Directions for this task.
Quote all lines below exactly. Images stay out.

--- Begin ---

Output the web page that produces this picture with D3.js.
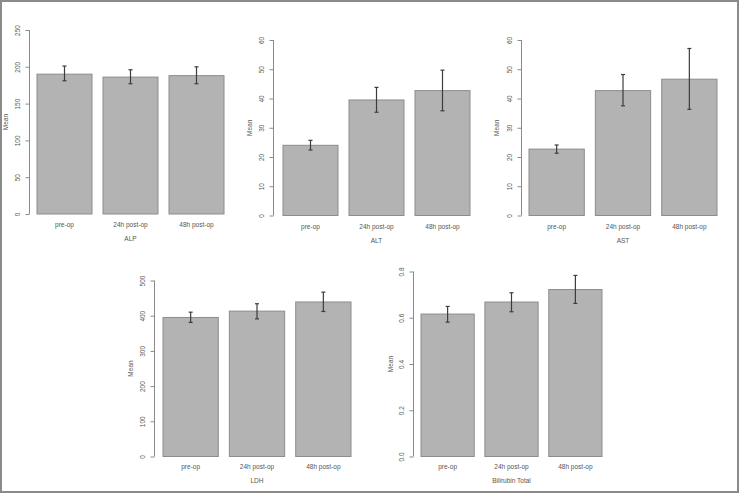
<!DOCTYPE html>
<html>
<head>
<meta charset="utf-8">
<script src="https://cdn.jsdelivr.net/npm/d3@7"></script>
<style>
  body { margin: 0; background: #fff; }
  text { font-family: "Liberation Sans", Arial, sans-serif; fill: #555; }
</style>
</head>
<body>
<div id="chart"></div>
<script>

// categories on every panel
var categories = ["pre-op", "24h post-op", "48h post-op"];

// ALP
var alpMean = [190, 186, 188];
var alpLow = [181, 177, 177];
var alpHigh = [201, 196, 200];
var alpTicks = [0, 50, 100, 150, 200, 250];

// ALT
var altMean = [24.0, 39.5, 42.7];
var altLow = [22.4, 35.3, 35.8];
var altHigh = [25.7, 43.8, 49.7];
var altTicks = [0, 10, 20, 30, 40, 50, 60];

// AST
var astMean = [22.7, 42.7, 46.6];
var astLow = [21.3, 37.5, 36.3];
var astHigh = [24.1, 48.2, 57.1];
var astTicks = [0, 10, 20, 30, 40, 50, 60];

// LDH
var ldhMean = [395, 413, 439];
var ldhLow = [381, 391, 412];
var ldhHigh = [410, 434, 467];
var ldhTicks = [0, 100, 200, 300, 400, 500];

// Bilirubin Total
var bilMean = [0.616, 0.668, 0.722];
var bilLow = [0.581, 0.626, 0.662];
var bilHigh = [0.649, 0.708, 0.783];
var bilTicks = [0, 0.2, 0.4, 0.6, 0.8];

var W = 739, H = 493;

var svg = d3.select("#chart")
            .append("svg")
            .attr("width", W)
            .attr("height", H);

// outer grey frame
svg.append("rect")
   .attr("x", 1).attr("y", 1)
   .attr("width", 737).attr("height", 491)
   .attr("fill", "#fff")
   .attr("stroke", "#8a8a8a")
   .attr("stroke-width", 2);

// panel layout (pixel positions of axis and bars)
var panels = [
  {title: "ALP", mean: alpMean, lo: alpLow, hi: alpHigh, ticks: alpTicks, fmt: d3.format("d"),
   axisX: 29.5, y0: 214, y1: 30, barL: 37, barR: 224, catY: 225, titleY: 239, meanX: 6},
  {title: "ALT", mean: altMean, lo: altLow, hi: altHigh, ticks: altTicks, fmt: d3.format("d"),
   axisX: 273.5, y0: 215.5, y1: 40, barL: 283, barR: 470, catY: 227, titleY: 241, meanX: 250},
  {title: "AST", mean: astMean, lo: astLow, hi: astHigh, ticks: astTicks, fmt: d3.format("d"),
   axisX: 521.5, y0: 215.5, y1: 40, barL: 529, barR: 717, catY: 227, titleY: 241, meanX: 497},
  {title: "LDH", mean: ldhMean, lo: ldhLow, hi: ldhHigh, ticks: ldhTicks, fmt: d3.format("d"),
   axisX: 154.5, y0: 456.5, y1: 280.5, barL: 163, barR: 351, catY: 467, titleY: 481, meanX: 131},
  {title: "Bilirubin Total", mean: bilMean, lo: bilLow, hi: bilHigh, ticks: bilTicks, fmt: d3.format(".1f"),
   axisX: 413.5, y0: 456.5, y1: 271.5, barL: 421, barR: 602, catY: 467, titleY: 481, meanX: 391}
];

panels.forEach(function(p) {
  var g = svg.append("g");
  var top = p.ticks[p.ticks.length - 1];

  var x = d3.scaleBand()
      .domain(categories)
      .range([p.barL, p.barR])
      .paddingInner(1 / 6)
      .paddingOuter(0);

  var y = d3.scaleLinear()
      .domain([0, top])
      .range([p.y0, p.y1]);

  var data = categories.map(function(c, i) {
    return {cat: c, mean: p.mean[i], lo: p.lo[i], hi: p.hi[i]};
  });

  // bars
  g.selectAll(".bar")
    .data(data)
    .enter()
    .append("rect")
      .attr("class", "bar")
      .attr("x", function(d) { return x(d.cat); })
      .attr("width", x.bandwidth())
      .attr("y", function(d) { return y(d.mean); })
      .attr("height", function(d) { return y(0) - y(d.mean); })
      .attr("fill", "#b3b3b3")
      .attr("stroke", "#8c8c8c")
      .attr("stroke-width", 1);

  // error bars
  var eb = g.selectAll(".err")
    .data(data)
    .enter()
    .append("g")
      .attr("class", "err")
      .attr("stroke", "#3c3c3c")
      .attr("stroke-width", 1.2);

  eb.append("line")
    .attr("x1", function(d) { return x(d.cat) + x.bandwidth() / 2; })
    .attr("x2", function(d) { return x(d.cat) + x.bandwidth() / 2; })
    .attr("y1", function(d) { return y(d.lo); })
    .attr("y2", function(d) { return y(d.hi); });

  ["lo", "hi"].forEach(function(k) {
    eb.append("line")
      .attr("x1", function(d) { return x(d.cat) + x.bandwidth() / 2 - 2; })
      .attr("x2", function(d) { return x(d.cat) + x.bandwidth() / 2 + 2; })
      .attr("y1", function(d) { return y(d[k]); })
      .attr("y2", function(d) { return y(d[k]); });
  });

  // y axis, R style: labels parallel to axis
  var ax = g.append("g")
      .attr("transform", "translate(" + p.axisX + ",0)")
      .call(d3.axisLeft(y).tickValues(p.ticks).tickSize(4).tickSizeOuter(0).tickFormat(p.fmt));
  ax.select(".domain")
    .attr("stroke", "#8a8a8a")
    .attr("d", "M0," + y(0) + "V" + y(top));
  ax.selectAll(".tick line").attr("stroke", "#8a8a8a");
  ax.selectAll(".tick text")
    .attr("x", null).attr("dy", null)
    .attr("transform", "translate(-10,0) rotate(-90)")
    .attr("text-anchor", "middle")
    .attr("font-size", 6.5)
    .attr("fill", "#555");

  // category labels
  g.selectAll(".cat")
    .data(categories)
    .enter()
    .append("text")
      .attr("x", function(d) { return x(d) + x.bandwidth() / 2; })
      .attr("y", p.catY)
      .attr("dy", "0.35em")
      .attr("text-anchor", "middle")
      .attr("font-size", 6.5)
      .text(function(d) { return d; });

  // x title
  g.append("text")
    .attr("x", (p.barL + p.barR) / 2)
    .attr("y", p.titleY)
    .attr("dy", "0.35em")
    .attr("text-anchor", "middle")
    .attr("font-size", 6.5)
    .text(p.title);

  // y title
  g.append("text")
    .attr("transform", "translate(" + p.meanX + "," + (p.y0 + p.y1) / 2 + ") rotate(-90)")
    .attr("dy", "0.35em")
    .attr("text-anchor", "middle")
    .attr("font-size", 6.5)
    .text("Mean");
});

</script>
</body>
</html>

--- End ---

Problem solution.
Output the web page that produces this picture with D3.js.
<!DOCTYPE html>
<html>
<head>
<meta charset="utf-8">
<script src="https://cdn.jsdelivr.net/npm/d3@7"></script>
<style>
  body { margin: 0; background: #fff; }
  text { font-family: "Liberation Sans", Arial, sans-serif; fill: #555; }
</style>
</head>
<body>
<div id="chart"></div>
<script>

// categories on every panel
var categories = ["pre-op", "24h post-op", "48h post-op"];

// ALP
var alpMean = [190, 186, 188];
var alpLow = [181, 177, 177];
var alpHigh = [201, 196, 200];
var alpTicks = [0, 50, 100, 150, 200, 250];

// ALT
var altMean = [24.0, 39.5, 42.7];
var altLow = [22.4, 35.3, 35.8];
var altHigh = [25.7, 43.8, 49.7];
var altTicks = [0, 10, 20, 30, 40, 50, 60];

// AST
var astMean = [22.7, 42.7, 46.6];
var astLow = [21.3, 37.5, 36.3];
var astHigh = [24.1, 48.2, 57.1];
var astTicks = [0, 10, 20, 30, 40, 50, 60];

// LDH
var ldhMean = [395, 413, 439];
var ldhLow = [381, 391, 412];
var ldhHigh = [410, 434, 467];
var ldhTicks = [0, 100, 200, 300, 400, 500];

// Bilirubin Total
var bilMean = [0.616, 0.668, 0.722];
var bilLow = [0.581, 0.626, 0.662];
var bilHigh = [0.649, 0.708, 0.783];
var bilTicks = [0, 0.2, 0.4, 0.6, 0.8];

var W = 739, H = 493;

var svg = d3.select("#chart")
            .append("svg")
            .attr("width", W)
            .attr("height", H);

// outer grey frame
svg.append("rect")
   .attr("x", 1).attr("y", 1)
   .attr("width", 737).attr("height", 491)
   .attr("fill", "#fff")
   .attr("stroke", "#8a8a8a")
   .attr("stroke-width", 2);

// panel layout (pixel positions of axis and bars)
var panels = [
  {title: "ALP", mean: alpMean, lo: alpLow, hi: alpHigh, ticks: alpTicks, fmt: d3.format("d"),
   axisX: 29.5, y0: 214, y1: 30, barL: 37, barR: 224, catY: 225, titleY: 239, meanX: 6},
  {title: "ALT", mean: altMean, lo: altLow, hi: altHigh, ticks: altTicks, fmt: d3.format("d"),
   axisX: 273.5, y0: 215.5, y1: 40, barL: 283, barR: 470, catY: 227, titleY: 241, meanX: 250},
  {title: "AST", mean: astMean, lo: astLow, hi: astHigh, ticks: astTicks, fmt: d3.format("d"),
   axisX: 521.5, y0: 215.5, y1: 40, barL: 529, barR: 717, catY: 227, titleY: 241, meanX: 497},
  {title: "LDH", mean: ldhMean, lo: ldhLow, hi: ldhHigh, ticks: ldhTicks, fmt: d3.format("d"),
   axisX: 154.5, y0: 456.5, y1: 280.5, barL: 163, barR: 351, catY: 467, titleY: 481, meanX: 131},
  {title: "Bilirubin Total", mean: bilMean, lo: bilLow, hi: bilHigh, ticks: bilTicks, fmt: d3.format(".1f"),
   axisX: 413.5, y0: 456.5, y1: 271.5, barL: 421, barR: 602, catY: 467, titleY: 481, meanX: 391}
];

panels.forEach(function(p) {
  var g = svg.append("g");
  var top = p.ticks[p.ticks.length - 1];

  var x = d3.scaleBand()
      .domain(categories)
      .range([p.barL, p.barR])
      .paddingInner(1 / 6)
      .paddingOuter(0);

  var y = d3.scaleLinear()
      .domain([0, top])
      .range([p.y0, p.y1]);

  var data = categories.map(function(c, i) {
    return {cat: c, mean: p.mean[i], lo: p.lo[i], hi: p.hi[i]};
  });

  // bars
  g.selectAll(".bar")
    .data(data)
    .enter()
    .append("rect")
      .attr("class", "bar")
      .attr("x", function(d) { return x(d.cat); })
      .attr("width", x.bandwidth())
      .attr("y", function(d) { return y(d.mean); })
      .attr("height", function(d) { return y(0) - y(d.mean); })
      .attr("fill", "#b3b3b3")
      .attr("stroke", "#8c8c8c")
      .attr("stroke-width", 1);

  // error bars
  var eb = g.selectAll(".err")
    .data(data)
    .enter()
    .append("g")
      .attr("class", "err")
      .attr("stroke", "#3c3c3c")
      .attr("stroke-width", 1.2);

  eb.append("line")
    .attr("x1", function(d) { return x(d.cat) + x.bandwidth() / 2; })
    .attr("x2", function(d) { return x(d.cat) + x.bandwidth() / 2; })
    .attr("y1", function(d) { return y(d.lo); })
    .attr("y2", function(d) { return y(d.hi); });

  ["lo", "hi"].forEach(function(k) {
    eb.append("line")
      .attr("x1", function(d) { return x(d.cat) + x.bandwidth() / 2 - 2; })
      .attr("x2", function(d) { return x(d.cat) + x.bandwidth() / 2 + 2; })
      .attr("y1", function(d) { return y(d[k]); })
      .attr("y2", function(d) { return y(d[k]); });
  });

  // y axis, R style: labels parallel to axis
  var ax = g.append("g")
      .attr("transform", "translate(" + p.axisX + ",0)")
      .call(d3.axisLeft(y).tickValues(p.ticks).tickSize(4).tickSizeOuter(0).tickFormat(p.fmt));
  ax.select(".domain")
    .attr("stroke", "#8a8a8a")
    .attr("d", "M0," + y(0) + "V" + y(top));
  ax.selectAll(".tick line").attr("stroke", "#8a8a8a");
  ax.selectAll(".tick text")
    .attr("x", null).attr("dy", null)
    .attr("transform", "translate(-10,0) rotate(-90)")
    .attr("text-anchor", "middle")
    .attr("font-size", 6.5)
    .attr("fill", "#555");

  // category labels
  g.selectAll(".cat")
    .data(categories)
    .enter()
    .append("text")
      .attr("x", function(d) { return x(d) + x.bandwidth() / 2; })
      .attr("y", p.catY)
      .attr("dy", "0.35em")
      .attr("text-anchor", "middle")
      .attr("font-size", 6.5)
      .text(function(d) { return d; });

  // x title
  g.append("text")
    .attr("x", (p.barL + p.barR) / 2)
    .attr("y", p.titleY)
    .attr("dy", "0.35em")
    .attr("text-anchor", "middle")
    .attr("font-size", 6.5)
    .text(p.title);

  // y title
  g.append("text")
    .attr("transform", "translate(" + p.meanX + "," + (p.y0 + p.y1) / 2 + ") rotate(-90)")
    .attr("dy", "0.35em")
    .attr("text-anchor", "middle")
    .attr("font-size", 6.5)
    .text("Mean");
});

</script>
</body>
</html>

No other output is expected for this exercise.